What U.S. Women’s Soccer Can Teach Us About Cause Marketing

In July, the U.S. Women’s National Soccer Team defended their title as the world’s best women’s soccer team in the 2019 FIFA World Cup tournament. Their victory on the global stage is a source of pride for the United States and the women’s soccer community.

Despite their continuous success, the women of U.S. Soccer still fight for respect off the field. As discovered by the Washington Post, the U.S. Soccer Federation pays the women’s team about 11% less than it pays its male soccer players (source). Earlier this year, the women’s team sued the U.S. Soccer Federation over this pay gap.

This lawsuit, along with the World Cup victory, sparked a nationwide conversation about unequal compensation and gender discrimination. Many Americans, soccer fans and otherwise, voiced their frustration on this issue.

Enter two brands: Adidas and LUNA Bar.

In March, athletic-wear company Adidas announced that it would be paying its sponsored athletes on the women’s national team the same performance bonus payout that it pays male champions (source).

Just a few weeks later, LUNA Bar, a brand of Clif Bar & Company, announced that they would be donating over $700,000 to the U.S Women’s National Soccer Team, enough to close the pay gap between the women’s and men’s teams (source).

These actions garnered Adidas and LUNA significant press coverage and social media buzz. Sports enthusiasts and advocates alike praised the two companies for standing with the female athletes.
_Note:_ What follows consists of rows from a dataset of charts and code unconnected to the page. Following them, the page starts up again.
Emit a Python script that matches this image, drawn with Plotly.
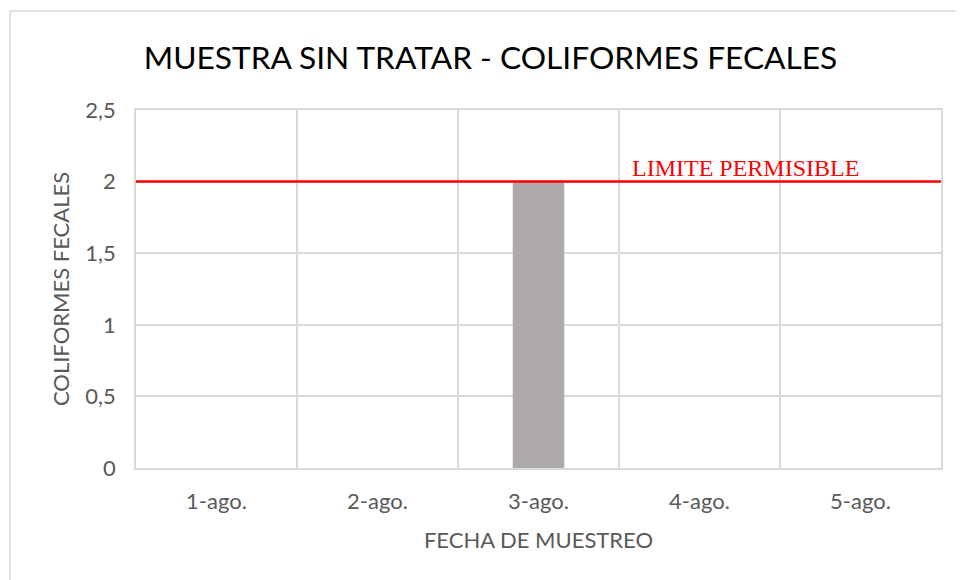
import plotly.graph_objects as go

categories = ["1-ago.", "2-ago.", "3-ago.", "4-ago.", "5-ago."]
values = [0, 0, 2, 0, 0]
limit_value = 2
limit_label = "LIMITE PERMISIBLE"
y_ticks = [0, 0.5, 1, 1.5, 2, 2.5]
y_tick_labels = ["0", "0,5", "1", "1,5", "2", "2,5"]

font_main = "Lato, 'Open Sans', sans-serif"
grey_text = "#595959"
grid = "#D9D9D9"

fig = go.Figure()
fig.add_trace(go.Bar(x=categories, y=values, marker=dict(color="#AEAAAA", line=dict(width=0)),
                     showlegend=False, hoverinfo="x+y"))

fig.add_shape(type="line", xref="paper", x0=0, x1=1, yref="y", y0=limit_value, y1=limit_value,
              line=dict(color="#FF0000", width=2.5), layer="above")
fig.add_annotation(xref="paper", x=0.757, xanchor="center", yref="y", y=limit_value, yanchor="bottom",
                   yshift=-1, text=limit_label, showarrow=False,
                   font=dict(family="'Liberation Serif', 'Times New Roman', serif", size=24, color="#FF0000"))

# outer chart border
fig.add_shape(type="rect", xref="paper", yref="paper", x0=-126/805, x1=1.2, y0=-0.6, y1=(460-3)/358,
              line=dict(color="#D9D9D9", width=1.5), fillcolor="rgba(0,0,0,0)", layer="below")

fig.update_layout(
    width=964, height=580,
    margin=dict(l=128, r=31, t=102, b=120),
    paper_bgcolor="white", plot_bgcolor="white",
    bargap=0.68,
    title=dict(text="MUESTRA SIN TRATAR - COLIFORMES FECALES", x=482.5/964, xanchor="center",
               y=1-50/580, yanchor="middle",
               font=dict(family=font_main, size=31.7, color="#000000")),
    font=dict(family=font_main, color=grey_text),
)
fig.update_xaxes(
    type="category", tickson="boundaries", showgrid=True, gridcolor=grid, gridwidth=1.5,
    showline=True, linecolor=grid, linewidth=1.5, mirror=True, ticks="",
    tickfont=dict(size=22, color=grey_text), ticklabelstandoff=13,
    title=dict(text="FECHA DE MUESTREO", font=dict(size=22, color=grey_text), standoff=19),
)
fig.update_yaxes(
    range=[0, 2.5], tickvals=y_ticks, ticktext=y_tick_labels, showgrid=True, gridcolor=grid, gridwidth=1.5,
    showline=True, linecolor=grid, linewidth=1.5, mirror=True, ticks="", zeroline=False,
    tickfont=dict(size=22, color=grey_text), ticklabelstandoff=14,
    title=dict(text="COLIFORMES FECALES", font=dict(size=22, color=grey_text), standoff=10),
)

fig.write_html("out.html")
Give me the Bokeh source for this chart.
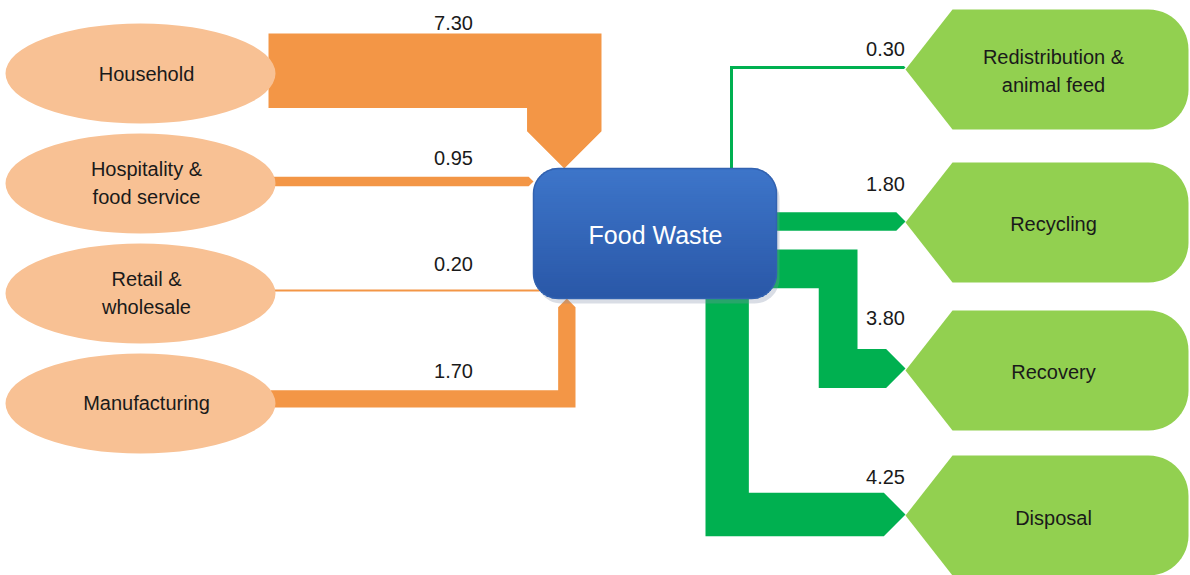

It can be safe to say that these companies’ campaigns were successful. Here’s what we can learn:

It’s important to take a stand…

In 2019, the relationship between a consumer and a brand is more important than ever. People don’t just want brands they can trust, but brands that they can believe in. Cause marketing aligns the brand’s values with the consumer’s values.

BUT pick the right cause.

Adidas and LUNA Bar did not choose to support the women’s soccer team randomly. Adidas, a fitness product brand, and LUNA Bar, a health food brand, both have a long history of supporting athletics. LUNA also has supported women’s causes in the past. 

If you want your business to associate with a particular initiative, you should have a clear reason WHY – something that goes past increasing sales. Consumers want social responsibility, but they also want authenticity. If you choose an issue that doesn’t track with your brand, you run the risk of appearing manufactured and/or insensitive.

The case of the U.S. Women’s Soccer team is a great example of how brands can “join the conversation” and engage their customers.